Friday, March 18, 2016

Denisovan DNA

A recent article in the journal Science[1] gives further confirmation of the mixed heritage of the human species. Researchers compared the DNA of 35 Melanesians from the Bismarck Archipelago in Papua New Guinea to the DNA of ancient Denisovan DNA from a 40,000-year-old partially fossilized sample. They also compared DNA from other non-Melanesian populations and DNA from Neanderthal samples.

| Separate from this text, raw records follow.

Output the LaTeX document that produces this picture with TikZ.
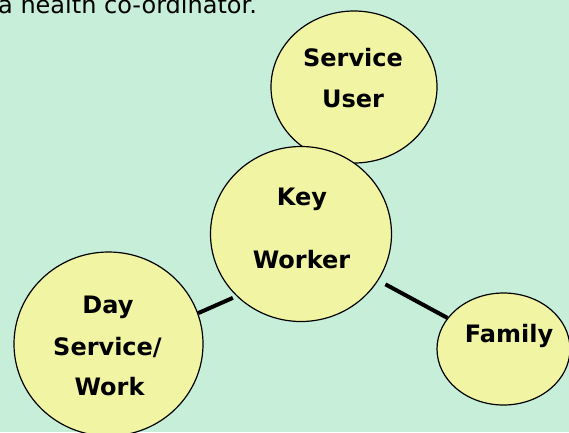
\documentclass[tikz,border=0pt]{standalone}
\usepackage{fontspec}
\setmainfont{DejaVu Sans}
\usetikzlibrary{shapes.geometric}
\definecolor{backgreen}{RGB}{199,238,216}
\definecolor{bubbleyellow}{RGB}{241,245,163}
\tikzset{
    bubble/.style={ellipse, draw=black, line width=1.2pt, fill=bubbleyellow, inner sep=0pt},
    lbl/.style={font=\fontsize{24}{24}\selectfont\bfseries, anchor=base, inner sep=0pt},
    link/.style={black, line width=4pt}
}
\begin{document}
\begin{tikzpicture}[x=1pt,y=-1pt]
        \clip (0,0) rectangle (569,432);
        \fill[backgreen] (0,0) rectangle (569,432);
        \node[anchor=base west, inner sep=0pt, font=\fontsize{24}{24}\selectfont] (intro) at (-2,13) {a health co-ordinator.};
        % bubbles
        \node[bubble, minimum width=166pt, minimum height=152pt] (user) at (354,87) {};
        \node[bubble, minimum width=181pt, minimum height=175pt] (key) at (301,234) {};
        \node[bubble, minimum width=189pt, minimum height=184pt] (day) at (108.5,344) {};
        \node[bubble, minimum width=133pt, minimum height=112pt] (family) at (503.5,349) {};
        % links
        \draw[link, shorten <=4pt] (key.224) -- (day.19);
        \draw[link, shorten <=8pt] (key.-31) -- (family.151);
        % labels
        \node[lbl] (user-a) at (353,66) {Service};
        \node[lbl] (user-b) at (353,107) {User};
        \node[lbl] (key-a) at (302,205) {Key};
        \node[lbl] (key-b) at (301.5,268) {Worker};
        \node[lbl] (day-a) at (108,313) {Day};
        \node[lbl] (day-b) at (107.5,355) {Service/};
        \node[lbl] (day-c) at (109.5,395) {Work};
        \node[lbl] (family-a) at (509,342) {Family};
    \end{tikzpicture}
\end{document}
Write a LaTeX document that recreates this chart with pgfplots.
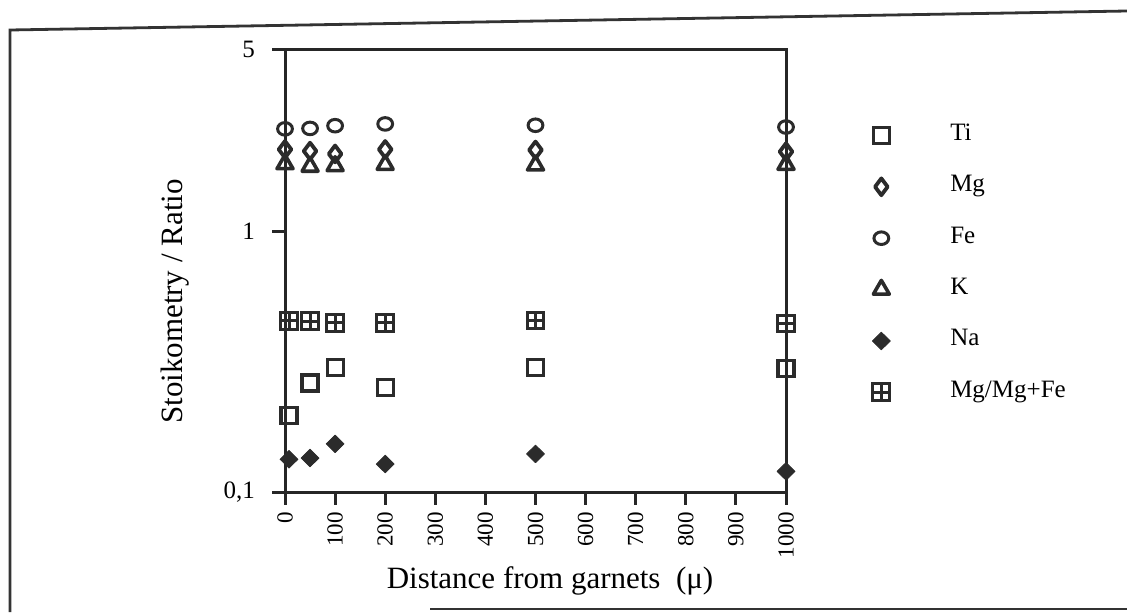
\documentclass[border=0pt]{standalone}
\usepackage{fontspec}
\setmainfont{Liberation Serif}
\usepackage{pgfplots}
\pgfplotsset{compat=1.18}
\definecolor{mk}{HTML}{2B2B2B}
\pgfdeclareplotmark{sqplus}{%
  \pgfpathrectangle{\pgfpoint{-\pgfplotmarksize}{-\pgfplotmarksize}}{\pgfpoint{2\pgfplotmarksize}{2\pgfplotmarksize}}%
  \pgfpathmoveto{\pgfpoint{-\pgfplotmarksize}{0pt}}\pgfpathlineto{\pgfpoint{\pgfplotmarksize}{0pt}}%
  \pgfpathmoveto{\pgfpoint{0pt}{-\pgfplotmarksize}}\pgfpathlineto{\pgfpoint{0pt}{\pgfplotmarksize}}%
  \pgfusepathqstroke}
\begin{document}
\begin{tikzpicture}
\useasboundingbox (0,0) rectangle (563.5pt,306pt);
\draw[line width=1.4pt, black!80] (563.5pt,300.5pt) -- (5pt,291pt) -- (5pt,0pt);
\draw[line width=1.4pt, black!80] (215pt,1.5pt) -- (563.5pt,1.5pt);
\begin{axis}[
  at={(142.5pt,60pt)}, anchor=south west,
  scale only axis, width=250.5pt, height=221.5pt,
  ymode=log, ymin=0.1, ymax=5, xmin=0, xmax=1000,
  axis line style={line width=1.5pt, black!85},
  ytick={0.1,1,5}, yticklabels={{0,1},1,5},
  yminorticks=false,
  xtick={0,100,...,1000},
  xticklabels={0,100,200,300,400,500,600,700,800,900,1000},
  tick align=outside, major tick length=6.5pt,
  tick style={line width=1.5pt, black!85},
  tick pos=left,
  xticklabel style={rotate=90, anchor=east, font=\fontsize{11.5}{13}\selectfont},
  yticklabel style={font=\fontsize{12.5}{14}\selectfont, xshift=-5pt},
  xlabel={Distance from garnets\ \ (μ)},
  ylabel={Stoikometry / Ratio},
  xlabel style={at={(axis description cs:0.529,-0.201)}, anchor=center, font=\fontsize{15.5}{18}\selectfont},
  ylabel style={at={(axis description cs:-0.22,0.43)}, anchor=center, font=\fontsize{15.5}{18}\selectfont},
  clip=false,
  every axis plot/.append style={only marks, color=mk,
    legend image code/.code={\path[draw=none,fill=none] (0pt,-6pt) -- (8pt,6pt); \draw[##1] plot coordinates {(4pt,0pt)};}},
  legend cell align=left,
  legend style={at={(1.1717,0.833)}, anchor=north west, draw=none, fill=none, inner sep=0pt,
    column sep=28pt, row sep=13.7pt,
    nodes={text height=8.5pt, text depth=3.5pt, inner ysep=0pt},
    font=\fontsize{12.5}{14}\selectfont},
]
\addplot[mark=square, mark size=4pt, mark options={line width=1.6pt, draw=mk}] coordinates {
(8,0.196) (50,0.262) (100,0.300) (200,0.251) (500,0.301) (1000,0.298)};
\addlegendentry{Ti}
\addplot[mark=diamond, mark size=4.2pt, mark options={line width=1.9pt, line join=round, draw=mk}] coordinates {
(0,2.06) (50,2.03) (100,1.98) (200,2.06) (500,2.05) (1000,2.02)};
\addlegendentry{Mg}
\addplot[mark=o, mark size=3.7pt, mark options={yscale=0.85, line width=1.5pt, draw=mk}] coordinates {
(0,2.47) (50,2.48) (100,2.54) (200,2.58) (500,2.55) (1000,2.51)};
\addlegendentry{Fe}
\addplot[mark=triangle, mark size=4.6pt, mark options={line width=1.8pt, line join=round, draw=mk}] coordinates {
(0,1.81) (50,1.77) (100,1.78) (200,1.80) (500,1.79) (1000,1.80)};
\addlegendentry{K}
\addplot[mark=diamond*, mark size=4.4pt, mark options={xscale=1.35, fill=mk, draw=mk, line join=round}] coordinates {
(8,0.1335) (50,0.135) (100,0.153) (200,0.128) (500,0.140) (1000,0.120)};
\addlegendentry{Na}
\addplot[mark=sqplus, mark size=4.2pt, mark options={line width=1.5pt, draw=mk}] coordinates {
(8,0.453) (50,0.452) (100,0.446) (200,0.446) (500,0.455) (1000,0.443)};
\addlegendentry{Mg/Mg+Fe}
\end{axis}
\end{tikzpicture}
\end{document}
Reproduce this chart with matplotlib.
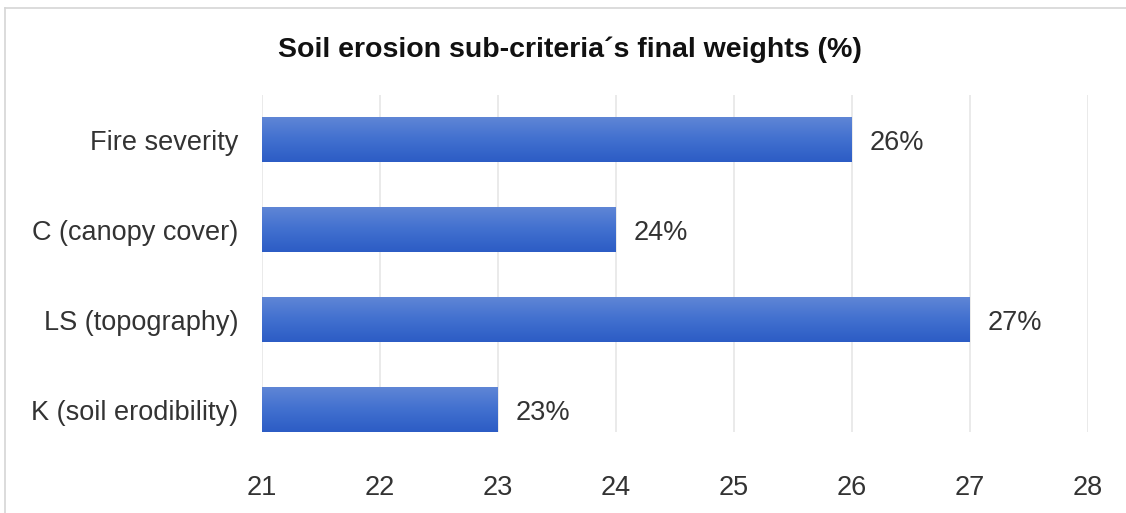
import numpy as np
import matplotlib
matplotlib.use("Agg")
import matplotlib.pyplot as plt
from matplotlib.colors import LinearSegmentedColormap
from matplotlib.lines import Line2D

categories = ["Fire severity", "C (canopy cover)", "LS (topography)", "K (soil erodibility)"]
weights = [26, 24, 27, 23]
value_labels = ["26%", "24%", "27%", "23%"]
x_ticks = [21, 22, 23, 24, 25, 26, 27, 28]
title = "Soil erosion sub-criteria\u00b4s final weights (%)"

plt.rcParams["font.family"] = ["Liberation Sans", "DejaVu Sans"]
text_color = "#333333"

W, H = 1126, 513
fig = plt.figure(figsize=(W / 100, H / 100), dpi=100)
fig.patch.set_facecolor("white")

left, right, top, bottom = 262, 1088, 95, 432
ax = fig.add_axes([left / W, 1 - bottom / H, (right - left) / W, (bottom - top) / H])

y = np.arange(len(categories))
x0 = x_ticks[0]
bar_h = 0.5
bars = ax.barh(y, np.array(weights) - x0, left=x0, height=bar_h,
               color="#3f69cc", edgecolor="none", zorder=2)

# vertical gradient fill clipped to each bar
cmap = LinearSegmentedColormap.from_list("barfill", ["#5f86d6", "#4170cf", "#2c5cc5"])
grad = np.linspace(0, 1, 256).reshape(-1, 1)
for b in bars:
    bx, by = b.get_x(), b.get_y()
    bw, bh = b.get_width(), b.get_height()
    im = ax.imshow(grad, cmap=cmap, aspect="auto", origin="upper",
                   extent=[bx, bx + bw, by + bh, by], zorder=3, interpolation="bilinear")
    im.set_clip_path(b)

for yi, v, lab in zip(y, weights, value_labels):
    ax.text(v + 0.15, yi, lab, va="center_baseline", ha="left", fontsize=19.5,
            color=text_color, zorder=4)

ax.set_xlim(x_ticks[0], x_ticks[-1])
ax.set_ylim(3 + 22.5 / 90, -44.5 / 90)
ax.set_xticks(x_ticks)
ax.set_yticks(y)
ax.set_yticklabels(categories)
ax.grid(axis="x", color="#e6e6e6", linewidth=1.2, zorder=0)
ax.set_axisbelow(True)
for s in ax.spines.values():
    s.set_visible(False)
ax.tick_params(axis="x", length=0, pad=31, labelsize=19.5, labelcolor=text_color)
ax.tick_params(axis="y", length=0, pad=17, labelsize=19.5, labelcolor=text_color)

fig.text(570 / W, 1 - 50 / H, title, ha="center", va="center",
         fontsize=20.5, fontweight="bold", color="#111111")

# thin frame along top and left edges
fig.add_artist(Line2D([5 / W, 1], [1 - 8 / H, 1 - 8 / H], color="#d6d6d6", linewidth=1.2))
fig.add_artist(Line2D([5 / W, 5 / W], [0, 1 - 8 / H], color="#d6d6d6", linewidth=1.2))

fig.savefig("out.png", dpi=100, facecolor="white")
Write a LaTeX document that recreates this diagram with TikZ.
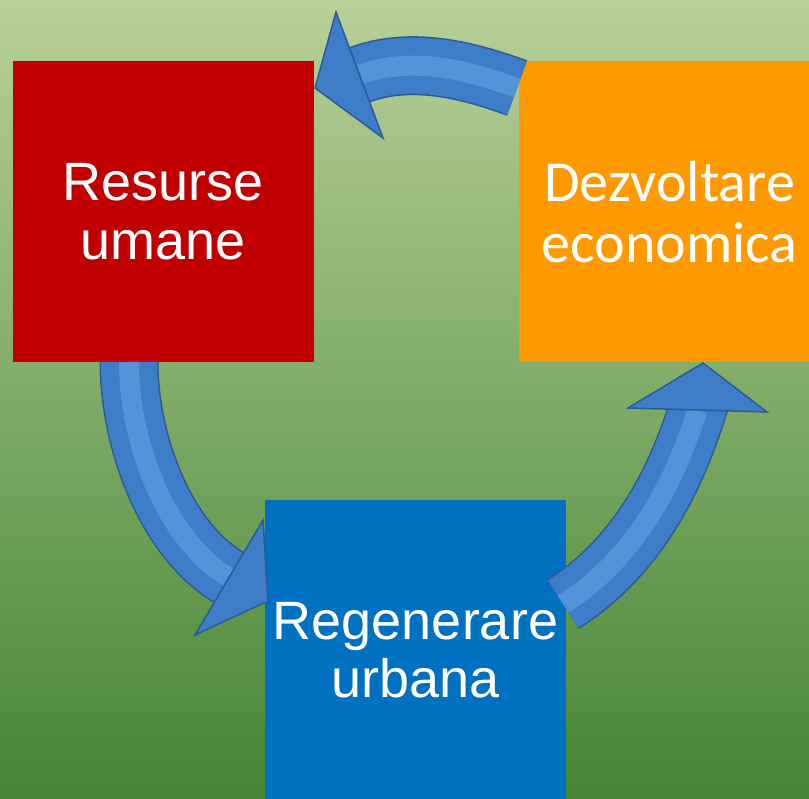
\documentclass[tikz,border=0pt]{standalone}
\usepackage{fontspec}
\newfontfamily\arialf{Liberation Sans}
\newfontfamily\calf{Carlito}
\definecolor{bgtop}{RGB}{184,208,153}
\definecolor{bgbot}{RGB}{70,133,52}
\definecolor{redbox}{RGB}{192,0,0}
\definecolor{orangebox}{RGB}{255,153,0}
\definecolor{bluebox}{RGB}{0,112,192}
\definecolor{arrmain}{RGB}{62,125,200}
\definecolor{arrdark}{RGB}{44,90,150}
\definecolor{arrlight}{RGB}{105,165,228}
\tikzset{
  box/.style={minimum width=301pt, minimum height=301pt, inner sep=0pt, outer sep=0pt, text=white, align=center},
  arrout/.style={draw=arrdark, line width=59pt},
  arrbody/.style={draw=arrmain, line width=56pt},
  arrband/.style={draw=arrlight, line width=20pt, opacity=0.55},
  arrhead/.style={fill=arrmain, draw=arrdark, line width=1.5pt, line join=miter},
  arrshadow/.style={draw=black, opacity=0.15, line width=58pt},
  headshadow/.style={fill=black, opacity=0.15},
}
\begin{document}
\begin{tikzpicture}[x=1pt,y=-1pt]
\useasboundingbox (0,0) rectangle (809,799);
\fill[top color=bgtop, bottom color=bgbot] (0,0) rectangle (809,799);
\begin{scope}
\clip (0,0) rectangle (809,799);
\node[box, fill=redbox, font=\arialf\fontsize{54}{59}\selectfont] (res) at (163,212) {Resurse\\umane};
\node[box, fill=orangebox, font=\calf\fontsize{58}{61}\selectfont] (dez) at (669.5,212) {Dezvoltare\\economica};
\node[box, fill=bluebox, font=\arialf\fontsize{54}{58}\selectfont] (reg) at (415.5,650.5) {Regenerare\\urbana};

% top arrow: Dezvoltare -> Resurse
\coordinate (tS) at (517,88);
\coordinate (tA) at (465,69);
\coordinate (tB) at (410,56);
\coordinate (tE) at (359,75);
\coordinate (tX) at (351.5,77.7);
\coordinate (tH1) at (336,12);
\coordinate (tT) at (315,88);
\coordinate (tH2) at (383,138);
% left arrow: Resurse -> Regenerare
\coordinate (lS) at (129,362);
\coordinate (lA) at (129,440);
\coordinate (lB) at (164.4,539);
\coordinate (lE) at (229,577.5);
\coordinate (lX) at (235.9,581.6);
\coordinate (lH1) at (263,520);
\coordinate (lT) at (268,601);
\coordinate (lH2) at (195,635);
% right arrow: Regenerare -> Dezvoltare
\coordinate (rS) at (563,604);
\coordinate (rA) at (648,551);
\coordinate (rB) at (682,458);
\coordinate (rE) at (697.5,410);
\coordinate (rX) at (700.5,400.5);
\coordinate (rH1) at (628,408);
\coordinate (rT) at (703,363);
\coordinate (rH2) at (767,412);

\foreach \p in {t,l,r}{
  \begin{scope}[shift={(4,5)}]
    \draw[arrshadow] (\p S) .. controls (\p A) and (\p B) .. (\p E) -- (\p X);
    \fill[headshadow] (\p H1) -- (\p T) -- (\p H2) -- cycle;
  \end{scope}
  \draw[arrout] (\p S) .. controls (\p A) and (\p B) .. (\p E) -- (\p X);
  \draw[arrbody] (\p S) .. controls (\p A) and (\p B) .. (\p E) -- (\p X);
  \draw[arrband] (\p S) .. controls (\p A) and (\p B) .. (\p E);
  \filldraw[arrhead] (\p H1) -- (\p T) -- (\p H2) -- cycle;
}
\end{scope}
\end{tikzpicture}
\end{document}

Denisovan is the name given to an ancient hominid people group that lived from 500,000 years ago until they became extinct approximately 40,000 years ago. They were a distinct race of people differing from Homo sapiens and continued to coexist with the human population in parts of Europe and Asia. It is a similar story to that of Neanderthals. Those human cousins also became extinct around 40,000 years ago and coexisted with Homo sapiens for approximately 450,000 years. There was plenty of time for the three groups to interbreed.

The paper by Pääbo et al. indeed shows that Denisovan DNA has made a significant contribution to the nuclear DNA of contemporary Melanesians. They suggest that “all non-African populations derive ~2% of their ancestry from Neandertals, whereas substantial levels of Denisovan ancestry (~2-4%) are only found in Oceanic populations.”[2]

I am always fascinated with this kind of research both at a scientific and a theological level. Theologically, what does this mean for the imago dei? If humans were created with the image of God and over long periods of time, we are talking about something more than our common ancestry or our DNA. The fact that the last common ancestor that all people on earth could claim is older than Neanderthals, Denisovans, or Homo sapiens, causes us to ask questions about the nature of the biblical concept of the first humans. Considering the DNA mixture that many of us carry how do we understand our relationship with Adam and Eve? At what point in this grand plan did God stamp His image upon His creation and declare the man and woman to be ha’adam (הָאָדָם) or human? Now, of course, some would say that we should not even be asking such questions. They would say that God created Adam and Eve ex nihilo (out of nothing) and placed them in a garden without any ancient ancestors. The question I would want to then ask would be, “Why did God create humans in such a way that it looks like evolution occurred?”

Works Cited:

Pääbo, Svante. "Excavating Neandertal and Denisovan DNA from the genomes of Melanesian individuals." Science 17 (March 2016).
Saey, Tina Hesman. "Neandertal DNA may raise risk for some modern human diseases." Science News, 2016.